Lastly, bake with it before it is mature! I have found that my starter seems more active the more I bake with it. Partly due to constant feedings but also it helps the yeast in your environment. When working on this post, I practiced by using my normal bread recipe made with instant yeast and just adding in a bit of fed starter. When it was not mature yet, you could not really tell the difference in the bread. But my starter took off! This also helps with motivation in my opinion.
The older your starter is, the more mature it will be and will be better for rising more difficult items like bread. At first, your starter may struggle with rising bread but just keep feeding and trying!
You Have A Mature Starter. Now What?
Once your starter is mature, you may wonder how to care for it. If you plant to use your starter everyday, I would just leave it out on the counter. But, if it is left at room temperature, you have to feed it daily. If you plan to use it 1-2 times a week or less, I would suggest keeping it in the fridge to slow the growth. It is best to feed it at least once a week when in the fridge. You no longer have to remove a portion and toss it, as you are using this portion (that is now mature) to cook and bake with. You just use what you need and feed again after you use it.
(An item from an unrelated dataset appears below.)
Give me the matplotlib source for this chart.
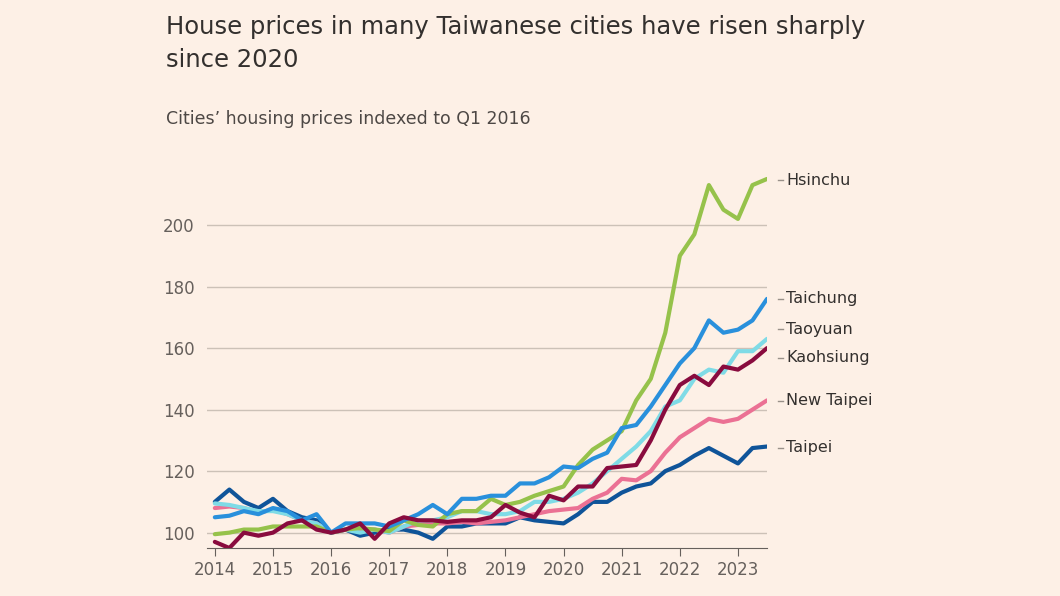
import matplotlib
matplotlib.use("Agg")
import matplotlib.pyplot as plt
import numpy as np

quarters = [2014 + i / 4 for i in range(39)]
taipei = [110,114,110,108,111,107,105,104,100,101,99,100,101,101,100,98,102,102,103,103,103,105,104,103.5,103,106,110,110,113,115,116,120,122,125,127.5,125,122.5,127.5,128]
hsinchu = [99.5,100,101,101,102,102,102,102,100,101,101.5,101,100.5,104,102.5,102,106,107,107,111,109,110,112,113.5,115,122,127,130,133,143,150,165,190,197,213,205,202,213,215]
taichung = [105,105.5,107,106,108,107,104,106,100,103,103,103,102,104,106,109,106,111,111,112,112,116,116,118,121.5,121,124,126,134,135,141,148,155,160,169,165,166,169,176]
taoyuan = [109.5,109,108,107,107,106,104,103,100,101,100,101,100,102,104,104,105,107,107,106,106,107,110,110,111,113,116,120,124,128,133,141,143,150,153,152,159,159,163]
kaohsiung = [97,95,100,99,100,103,104,101,100,101,103,98,103,105,104,104,103.5,104,104,105,109,106.5,105,112,110.5,115,115,121,121.5,122,130,140,148,151,148,154,153,156,160]
new_taipei = [108,108.5,108,106.5,107.5,106,104,103,100,101,101,101,100,102,102.5,103,103,103.5,103,103.5,104,105,106,107,107.5,108,111,113,117.5,117,120,126,131,134,137,136,137,140,143]

series = [
    ("Taipei", taipei, "#0f5499", 127.6),
    ("New Taipei", new_taipei, "#eb7194", 142.9),
    ("Taoyuan", taoyuan, "#7fdbe6", 166.2),
    ("Hsinchu", hsinchu, "#96c24b", 214.6),
    ("Taichung", taichung, "#2990dc", 176.0),
    ("Kaohsiung", kaohsiung, "#890b3e", 156.8),
]
yticks = [100, 120, 140, 160, 180, 200]
xticks = list(range(2014, 2024))

bg = "#fdf0e6"
fig = plt.figure(figsize=(10.6, 5.96), dpi=100, facecolor=bg)
ax = fig.add_axes([0.195, 0.0805, 0.5286, 0.6425], facecolor=bg)
for name, vals, col, ly in series:
    ax.plot(quarters, vals, color=col, lw=3, solid_capstyle="round", zorder=3)
    ax.plot([2023.69, 2023.77], [ly, ly], color="#99918a", lw=1, clip_on=False)
    ax.text(2023.83, ly, name, va="center", ha="left", fontsize=11.5,
            color="#33302e", clip_on=False)
ax.set_xlim(2013.86, 2023.5)
ax.set_ylim(95, 219.5)
ax.set_yticks(yticks)
ax.set_xticks(xticks)
ax.grid(axis="y", color="#ccc1b7", lw=1)
ax.set_axisbelow(True)
for s in ["top", "right", "left"]:
    ax.spines[s].set_visible(False)
ax.spines["bottom"].set_color("#66605c")
ax.tick_params(axis="y", length=0, labelsize=12, labelcolor="#66605c", pad=0)
for lab in ax.get_yticklabels():
    lab.set_horizontalalignment("left")
    lab.set_x(-0.078)
ax.tick_params(axis="x", length=6, color="#66605c", labelsize=12, labelcolor="#66605c")

fig.text(0.157, 0.975, "House prices in many Taiwanese cities have risen sharply\nsince 2020",
         fontsize=17.5, color="#33302e", va="top", ha="left", linespacing=1.5)
fig.text(0.157, 0.80, "Cities\u2019 housing prices indexed to Q1 2016",
         fontsize=12.5, color="#4d4845", va="center", ha="left")
fig.savefig("out.png", facecolor=bg)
When you go to use it, a lot of recipes will call for fed sourdough starter. This just means you have fed your starter and let it sit to ferment for at least 8 hours. I prefer at least 12 hours for better digestion. Some recipes you can use starter pulled straight from the fridge but it will not be as bubbly and active. I usually just experiment and see what works best for our family. I try to keep things as simple as possible which means sometimes my starter is not properly fed. But it all works out!